Once the model was completed, a special algorithm was written to color it: it colors neighboring states with different colors, assigns dependent states the same color as the parent state, uses the same color over time not only for the same state but also for the entire cluster (except during periods when the state is controlled by others), and finally, assigns a second color to all the states that are part of the Holy Roman Empire according to their category (imperial, ecclesiastical or independent). Also by algorithmic means, a list of regions with unclear control due to revolts, coups, or revolutions was created. It was decided to make this additional calculation to separately take into account situations where territorial control is doubtful.
For the Demographic Calculation, whose main reference data were those of the Maddison Project and the World Bank, several input files were created, with a total of 295 territories. At this point, the population per year for each second-level subdivision was calculated algorithmically, using as a reference the percentage of population given by the density of the individual subdivision divided by the population of the total territory. The population of the states in the model on Jan. 1 of each year was then calculated, comparing the territory at that time of the state with the territorial subdivisions and their population for that year. The area of the intersection for each second-tier subdivision with the state subject to the calculation was used as the weight to calculate the percentage of that subdivision's population to be assigned to the state subject to the calculation.

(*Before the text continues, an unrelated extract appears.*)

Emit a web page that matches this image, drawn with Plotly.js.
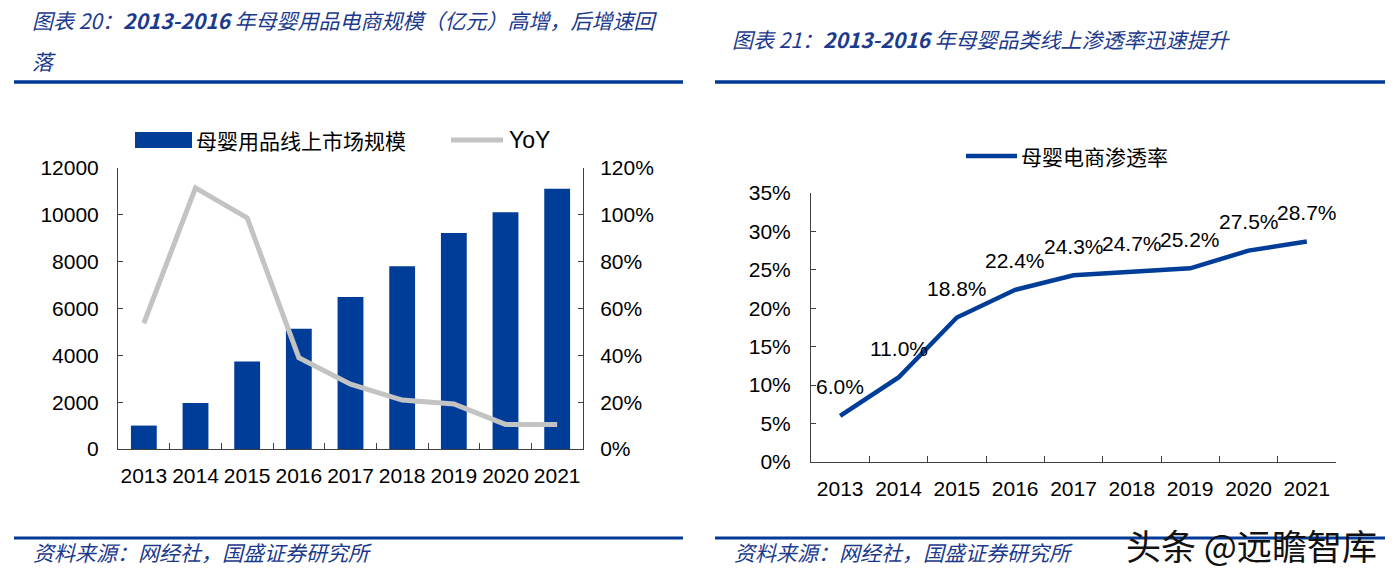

In the Database Enrichment Phase, algorithms were used to obtain three results: a) the polygons were converted into less detailed versions that could be used more easily in the software b) statistics deriving from the data calculated in the previous points were calculated and geographical polygons for each date of the Holy Roman Empire, Confederation of the Rhine, German Confederation, and North German Confederation were calculated based on a membership list c) these statistics and all data were consolidated into one database.